## Set problem
Nothing after the line with "ax.set_facecolor('#c0c0c0')" belongs in the copy; extract the lines below from the top through that line, pictures left out.

Start

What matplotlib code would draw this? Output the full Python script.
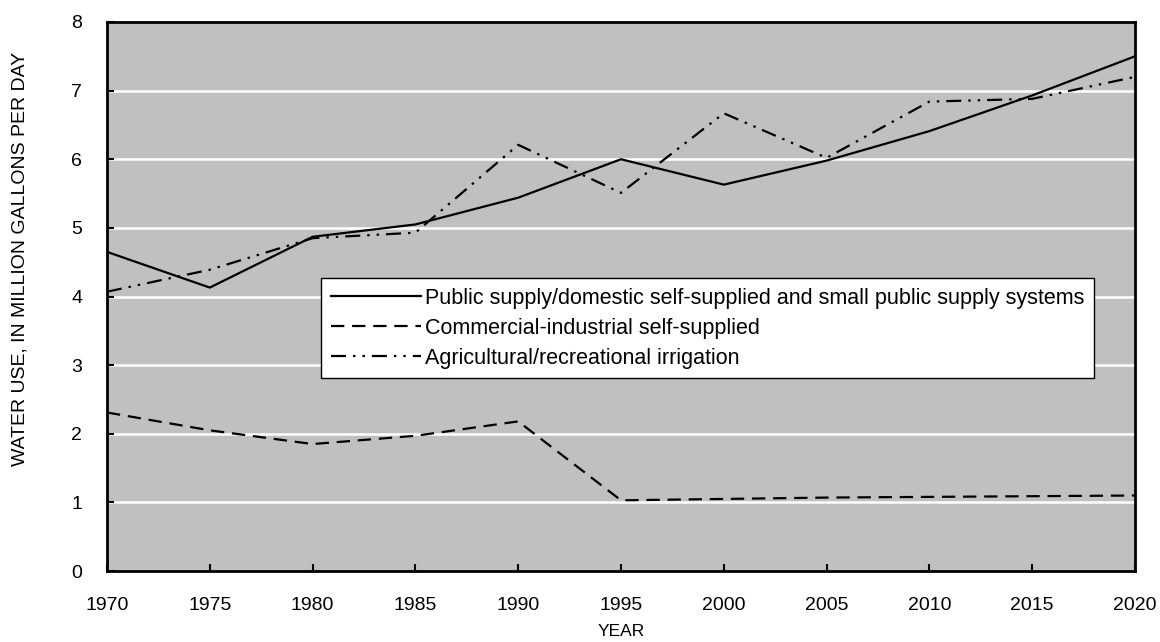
import matplotlib
matplotlib.use("Agg")
import matplotlib.pyplot as plt

years = [1970, 1975, 1980, 1985, 1990, 1995, 2000, 2005, 2010, 2015, 2020]
public = [4.65, 4.13, 4.87, 5.05, 5.44, 6.00, 5.63, 5.98, 6.41, 6.93, 7.50]
commercial = [2.31, 2.05, 1.85, 1.97, 2.18, 1.03, 1.05, 1.07, 1.08, 1.09, 1.10]
agricultural = [4.07, 4.39, 4.85, 4.93, 6.21, 5.51, 6.67, 6.02, 6.84, 6.88, 7.20]
labels = ["Public supply/domestic self-supplied and small public supply systems",
          "Commercial-industrial self-supplied",
          "Agricultural/recreational irrigation"]

plt.rcParams['font.family'] = ['Liberation Sans', 'DejaVu Sans']

fig = plt.figure(figsize=(11.6, 6.42), dpi=100)
L, R, T, B = 107, 1135, 22, 571
ax = fig.add_axes([L/1160, 1 - B/642, (R - L)/1160, (B - T)/642])
ax.set_facecolor('#c0c0c0')

for y in range(1, 8):
    ax.axhline(y, color='white', lw=1.8, zorder=1)

lw = 1.6
ax.plot(years, public, color='black', lw=lw, label=labels[0], zorder=3)
ax.plot(years, commercial, color='black', lw=lw, dashes=(6, 3.5), label=labels[1], zorder=3)
ax.plot(years, agricultural, color='black', lw=lw, dashes=(6.75, 3.15, 1.1, 3.15, 1.1, 3.15),
        label=labels[2], zorder=3)

ax.set_xlim(1970, 2020)
ax.set_ylim(0, 8)
ax.set_xticks(range(1970, 2021, 5))
ax.set_yticks(range(0, 9))
ax.tick_params(direction='in', length=5, width=1.5, labelsize=14)
ax.tick_params(axis='y', pad=18)
ax.tick_params(axis='x', pad=19)
for s in ax.spines.values():
    s.set_linewidth(2)
ax.set_xlabel("YEAR", fontsize=12.5)
ax.set_ylabel("WATER USE, IN MILLION GALLONS PER DAY", fontsize=14)
ax.xaxis.set_label_coords(0.5, (B - 624) / (B - T))
ax.yaxis.set_label_coords((29 - L) / (R - L), (B - 258.5) / (B - T))

leg = ax.legend(loc='upper left', bbox_to_anchor=((321 - L)/(R - L), (B - 278)/(B - T)),
                fontsize=15.5, frameon=True, fancybox=False, edgecolor='black',
                framealpha=1, handlelength=4.2, borderpad=0.45, labelspacing=0.42,
                handletextpad=0.2, borderaxespad=0)
leg.get_frame().set_linewidth(1)

fig.savefig("out.png", dpi=100)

End

## Solution below
What matplotlib code would draw this? Output the full Python script.
import matplotlib
matplotlib.use("Agg")
import matplotlib.pyplot as plt

years = [1970, 1975, 1980, 1985, 1990, 1995, 2000, 2005, 2010, 2015, 2020]
public = [4.65, 4.13, 4.87, 5.05, 5.44, 6.00, 5.63, 5.98, 6.41, 6.93, 7.50]
commercial = [2.31, 2.05, 1.85, 1.97, 2.18, 1.03, 1.05, 1.07, 1.08, 1.09, 1.10]
agricultural = [4.07, 4.39, 4.85, 4.93, 6.21, 5.51, 6.67, 6.02, 6.84, 6.88, 7.20]
labels = ["Public supply/domestic self-supplied and small public supply systems",
          "Commercial-industrial self-supplied",
          "Agricultural/recreational irrigation"]

plt.rcParams['font.family'] = ['Liberation Sans', 'DejaVu Sans']

fig = plt.figure(figsize=(11.6, 6.42), dpi=100)
L, R, T, B = 107, 1135, 22, 571
ax = fig.add_axes([L/1160, 1 - B/642, (R - L)/1160, (B - T)/642])
ax.set_facecolor('#c0c0c0')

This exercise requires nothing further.